I can't think of anything more to write.  Jose has hazel eyes.  I ask him how old he is and he says, "One."  I say, "You can't be one year old.  That would be a baby."  He shrugs.  He wears a white school uniform polo shirt buttoned to the top and profusely stained with dirty blue pants.  Shirley is narrating a story about someone who eats mocos and takes her poo poo.  "What grade are you in," I ask Jose.  "Eight," he says.  He must be talking about his age now.  "I can't do it," he says.  I say, "Jose, if you were in eighth grade, you would be twelve or thirteen years old.  Are you twelve or thirteen years old?" I ask.  He says, "Thirteen."  I realize now that I am the idiot, but I say "Thirteen!?"  "Twelve," he changes his answer.  "When's your birthday?" I ask, and he answers, "Brilly."  I say,  "How many candles do they put on your birthday cake?"  He says, "Three...No--twelve!"  William says, "I ur putr?"  I say, "Sure."  I ask him what he likes.  He says, "Peanut butter."

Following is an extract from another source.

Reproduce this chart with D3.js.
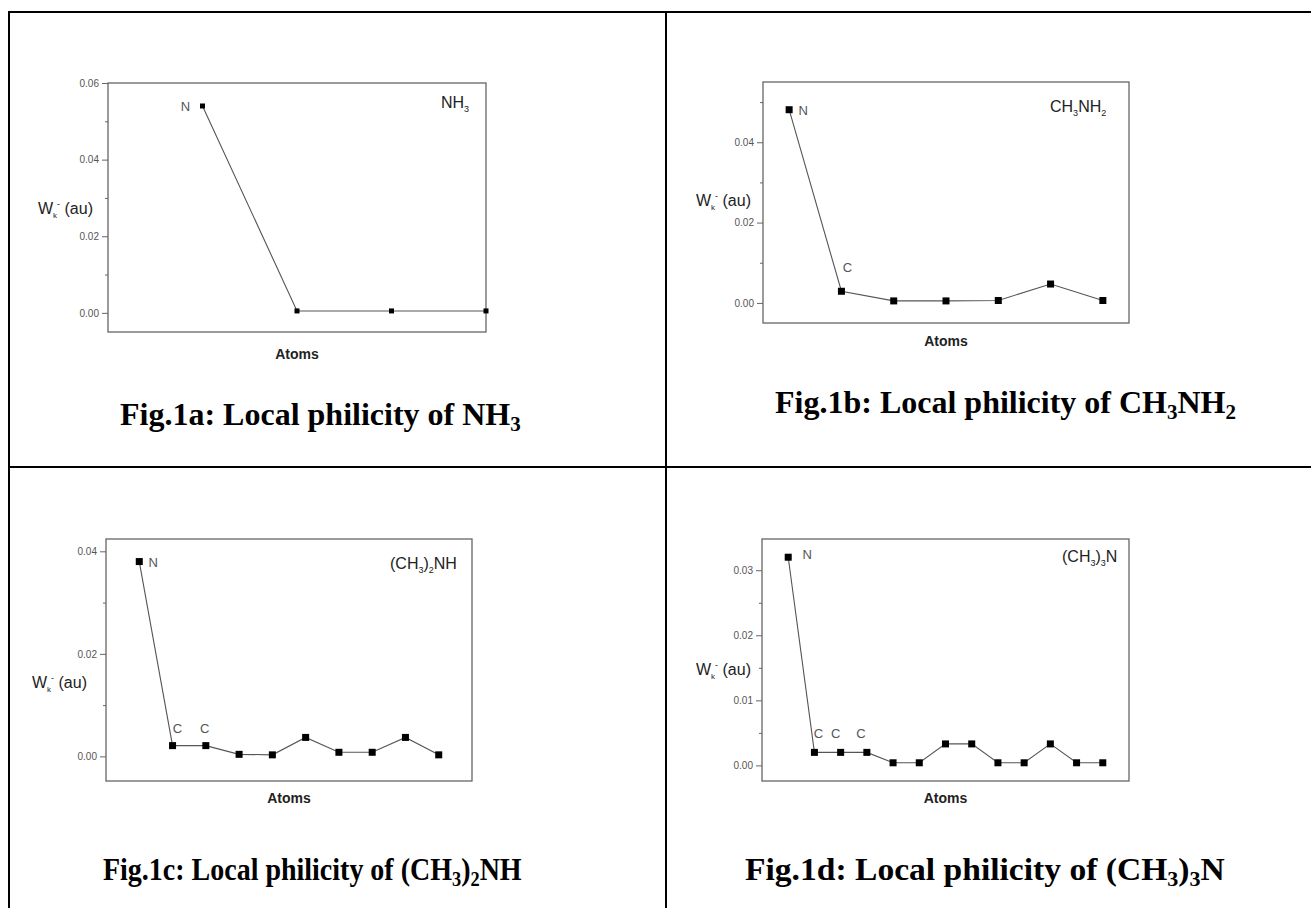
<!DOCTYPE html>
<html>
<head>
<meta charset="utf-8">
<script src="https://cdn.jsdelivr.net/npm/d3@7"></script>
<style>
  body { margin: 0; background: #fff; }
  svg { display: block; }
</style>
</head>
<body>
<div id="chart"></div>
<script>
// local philicity values
var atomsA = [1, 2, 3, 4];
var valsA = [0.054, 0.0005, 0.0005, 0.0005];
var namesA = ['N', '', '', ''];

var atomsB = [1, 2, 3, 4, 5, 6, 7];
var valsB = [0.0481, 0.0029, 0.0005, 0.0005, 0.0006, 0.0047, 0.0006];
var namesB = ['N', 'C', '', '', '', '', ''];

var atomsC = [1, 2, 3, 4, 5, 6, 7, 8, 9, 10];
var valsC = [0.038, 0.0021, 0.0021, 0.0004, 0.0003, 0.0037, 0.0008, 0.0008, 0.0037, 0.0003];
var namesC = ['N', 'C', 'C', '', '', '', '', '', '', ''];

var atomsD = [1, 2, 3, 4, 5, 6, 7, 8, 9, 10, 11, 12, 13];
var valsD = [0.032, 0.002, 0.002, 0.002, 0.0004, 0.0004, 0.0033, 0.0033, 0.0004, 0.0004, 0.0033, 0.0004, 0.0004];
var namesD = ['N', 'C', 'C', 'C', '', '', '', '', '', '', '', '', ''];

var ticksA = [0, 0.02, 0.04, 0.06], minorA = [0.01, 0.03, 0.05];
var ticksB = [0, 0.02, 0.04], minorB = [0.01, 0.03, 0.05];
var ticksC = [0, 0.02, 0.04], minorC = [0.01, 0.03];
var ticksD = [0, 0.01, 0.02, 0.03], minorD = [0.005, 0.015, 0.025];

var W = 1311, H = 908;
var sans = '"Liberation Sans", Arial, sans-serif';
var serif = '"Liberation Serif", "Times New Roman", serif';

var svg = d3.select('#chart').append('svg')
  .attr('width', W)
  .attr('height', H);

// table grid around the figures
var grid = svg.append('g').attr('stroke', '#000').attr('stroke-width', 2);
grid.append('line').attr('x1', 8).attr('x2', W).attr('y1', 12).attr('y2', 12);
grid.append('line').attr('x1', 8).attr('x2', W).attr('y1', 467).attr('y2', 467);
grid.append('line').attr('x1', 9).attr('x2', 9).attr('y1', 11).attr('y2', H);
grid.append('line').attr('x1', 666).attr('x2', 666).attr('y1', 11).attr('y2', H);

var panels = [
  { atoms: atomsA, vals: valsA, names: namesA, ticks: ticksA, minor: minorA,
    left: 108, top: 83, right: 486, bottom: 332, x: [0, 4], y: [-0.005, 0.06],
    mark: 5, labOff: [[-17, 5]],
    mol: ['NH', '3', ''], molX: 441, molY: 108,
    ylabX: 93, ylabY: 214, atomsY: 359,
    title: ['Fig.1a: Local philicity of NH', '3', ''], titleX: 120, titleY: 425, titleW: 0 },
  { atoms: atomsB, vals: valsB, names: namesB, ticks: ticksB, minor: minorB,
    left: 763, top: 82, right: 1129, bottom: 323, x: [0.5, 7.5], y: [-0.005, 0.055],
    mark: 7, labOff: [[14, 5], [6, -19]],
    mol: ['CH', '3', 'NH', '2'], molX: 1050, molY: 112,
    ylabX: 751, ylabY: 206, atomsY: 346,
    title: ['Fig.1b: Local philicity of CH', '3', 'NH', '2'], titleX: 775, titleY: 413, titleW: 0 },
  { atoms: atomsC, vals: valsC, names: namesC, ticks: ticksC, minor: minorC,
    left: 106, top: 539, right: 472, bottom: 781, x: [0, 11], y: [-0.0048, 0.0424],
    mark: 7, labOff: [[14, 5], [5, -13], [-1, -13]],
    mol: ['(CH', '3', ')', '2', 'NH'], molX: 390, molY: 569,
    ylabX: 87, ylabY: 688, atomsY: 803,
    title: ['Fig.1c: Local philicity of (CH', '3', ')', '2', 'NH'], titleX: 103, titleY: 880, titleW: 419 },
  { atoms: atomsD, vals: valsD, names: namesD, ticks: ticksD, minor: minorD,
    left: 762, top: 539, right: 1129, bottom: 781, x: [0, 14], y: [-0.0024, 0.0348],
    mark: 7, labOff: [[19, 2], [4, -14], [-5, -14], [-6, -14]],
    mol: ['(CH', '3', ')', '3', 'N'], molX: 1062, molY: 562,
    ylabX: 751, ylabY: 675, atomsY: 803,
    title: ['Fig.1d: Local philicity of (CH', '3', ')', '3', 'N'], titleX: 745, titleY: 880, titleW: 480 }
];

// writes alternating normal / subscript pieces into a text element
function subText(txt, parts, shift, scale) {
  parts.forEach(function(p, i) {
    if (p === '') return;
    var sub = i % 2 === 1;
    txt.append('tspan')
      .attr('dy', sub ? shift : (i > 0 ? -shift : 0))
      .attr('font-size', sub ? scale : null)
      .text(p);
  });
}

function drawPanel(p) {
  var x = d3.scaleLinear().domain(p.x).range([p.left, p.right]);
  var y = d3.scaleLinear().domain(p.y).range([p.bottom, p.top]);
  var g = svg.append('g');

  // frame
  g.append('rect')
    .attr('x', p.left).attr('y', p.top)
    .attr('width', p.right - p.left).attr('height', p.bottom - p.top)
    .attr('fill', 'none').attr('stroke', '#666').attr('stroke-width', 1.3);

  // major and minor ticks
  var axis = g.append('g')
    .attr('transform', 'translate(' + p.left + ',0)')
    .call(d3.axisLeft(y).tickValues(p.ticks).tickSize(6).tickPadding(3)
      .tickSizeOuter(0).tickFormat(d3.format('.2f')));
  axis.select('.domain').remove();
  axis.selectAll('line').attr('stroke', '#666');
  axis.selectAll('text').attr('fill', '#555').attr('font-family', sans).attr('font-size', 10);

  var minor = g.append('g')
    .attr('transform', 'translate(' + p.left + ',0)')
    .call(d3.axisLeft(y).tickValues(p.minor).tickSize(3).tickSizeOuter(0).tickFormat(''));
  minor.select('.domain').remove();
  minor.selectAll('line').attr('stroke', '#666');

  // the series line and square markers
  var pts = p.atoms.map(function(a, i) { return [a, p.vals[i]]; });
  var line = d3.line().x(function(d) { return x(d[0]); }).y(function(d) { return y(d[1]); });
  g.append('path')
    .attr('d', line(pts))
    .attr('fill', 'none').attr('stroke', '#555').attr('stroke-width', 1.1);

  g.selectAll('.pt').data(pts).enter().append('rect')
    .attr('class', 'pt')
    .attr('x', function(d) { return x(d[0]) - p.mark / 2; })
    .attr('y', function(d) { return y(d[1]) - p.mark / 2; })
    .attr('width', p.mark).attr('height', p.mark)
    .attr('fill', '#000');

  // atom names next to points
  p.names.forEach(function(n, i) {
    if (!n) return;
    g.append('text')
      .attr('x', x(p.atoms[i]) + p.labOff[i][0])
      .attr('y', y(p.vals[i]) + p.labOff[i][1])
      .attr('text-anchor', 'middle')
      .attr('font-family', sans).attr('font-size', 13)
      .attr('fill', '#555')
      .text(n);
  });

  // molecule name top right
  var mol = g.append('text')
    .attr('x', p.molX).attr('y', p.molY)
    .attr('font-family', sans).attr('font-size', 16)
    .attr('fill', '#222');
  subText(mol, p.mol, 4, 9);

  // y label  W_k^- (au)
  var yl = g.append('text')
    .attr('x', p.ylabX).attr('y', p.ylabY)
    .attr('text-anchor', 'end')
    .attr('font-family', sans).attr('font-size', 16)
    .attr('fill', '#222');
  yl.append('tspan').text('W');
  yl.append('tspan').attr('dy', 4).attr('font-size', 8).text('k');
  yl.append('tspan').attr('dy', -11).attr('font-size', 9).text('-');
  yl.append('tspan').attr('dy', 7).text(' (au)');

  g.append('text')
    .attr('x', (p.left + p.right) / 2).attr('y', p.atomsY)
    .attr('text-anchor', 'middle')
    .attr('font-family', sans).attr('font-size', 14).attr('font-weight', 'bold')
    .attr('fill', '#222')
    .text('Atoms');

  // caption, squeezed or stretched to the width it has in the reference
  var t = svg.append('text')
    .attr('x', 0).attr('y', 0)
    .attr('font-family', serif).attr('font-size', 32).attr('font-weight', 'bold')
    .attr('fill', '#000');
  subText(t, p.title, 6, 21);
  var sx = 1;
  if (p.titleW) sx = p.titleW / t.node().getBBox().width;
  t.attr('transform', 'translate(' + p.titleX + ',' + p.titleY + ') scale(' + sx + ',1)');
}

panels.forEach(drawPanel);
</script>
</body>
</html>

Shirley is wearing her plaid school uniform with Pocahontas shoes.  She says she seven years old.  She has dark, dark eyes.  She says, "Your eyes are look like Jose," which is quite a compliment.  She has one brother who is nine.  He hates her a lot and loves her a little bit, and she loves him a lot and hates him a little bit.  They fight because he takes her stuff.  His name is Kevin.  Her favorite things are books and computers.  She said a man had a heart attack.  "Hus killed heart killed heat attack?" she asks.  "Where?" I ask back. "On TV," she says.  "What makes you think of that?" I ask.  "I don't know," she says. 

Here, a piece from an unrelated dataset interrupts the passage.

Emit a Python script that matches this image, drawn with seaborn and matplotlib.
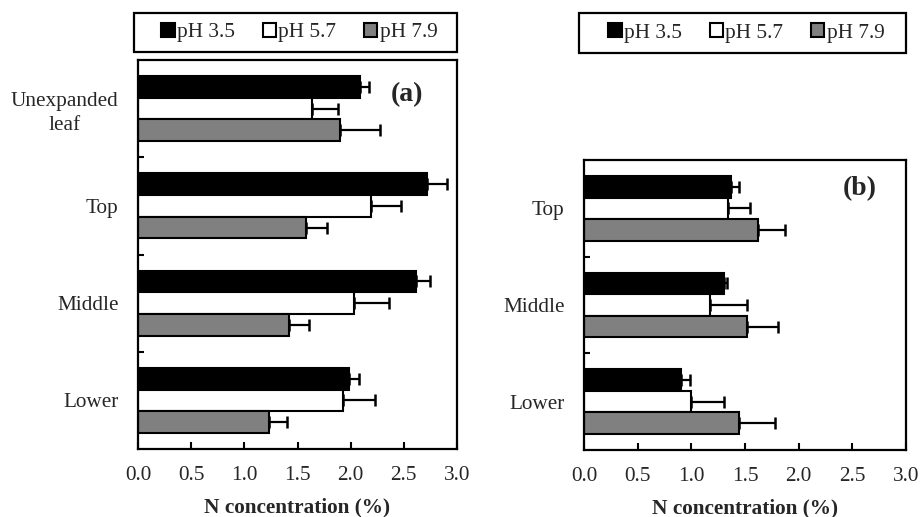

Saturday, September 08, 2012

Ach ick urk yip yap fuck

Waiting on change at the Flower Street Cafe Sports Bar.  I came downtown on the Red Line to get my TB test at the District Office.  I got off at Pershing Square and took the Angel's Flight Funicular up to Grand.  Then I walked down Hill and Broadway and Spring Streets looking for a place to eat.  I looked in on Clifton's Cafeteria.  I liked the interior, sort of a wooded setting, multi-leveled sort of a cheesy Sierra imitation, a foil to the blaring lights and music of the immigrant trade shops.  The food didn't look too good when I cruised the line, so moved on.  Finally I wound up here.  I've read the newspaper now.  Couldn't solve the Twain quip.  I'm having a beer.  There's the subway entrance right on the street.  Thinking of more exploring, a hole in the wall bar like the Golden Gopher or maybe browse a sex shop or something Bukowski-esque, but I still want to look into enlarging my rollercoaster photo.  I have to come back Wed. to get my TB test checked.  I'm s'pos'd to come down to the courts on the 18th for that subpeona, too.  I'd like to check out MOCA on Thursday night.  I didn't take either of the two pictures I saw.  Should I do 'em now before I head back?  I could go for a cup of coffee.  I drank about six glasses of iced tea before my beer.  I have half a joint in my bag.  The waitress and I keep making eye contact.  It flutters my stomach.  I think about Arturo Bandini.  I just ordered another beer.  I have to teach tonight.  Tomorrow I start the aphasia class.  I know very little about aphasia except that it's some kind of language processing disorder.  There's a framed black and white photo of some guys playing golf in their underwear in front of a brick building that says PLAY GOLF FREE while having your suit PRESSED.  What else?  Have to finish this lame '92 page still.  Do the third person page.  Spend an hour with Jim.  What else?  Cowboy coach Barry Switzer was arrested for trying to bring a loaded gun onto an airplane with his baggage.  Duh.  Mac stole a pair of my shorts.  Go go go!  What else?  Ach ick urk yip yap fuck.  I'm glad I came down here the way I did.  Start some kitchen unit tonight.  Got to turn in time card.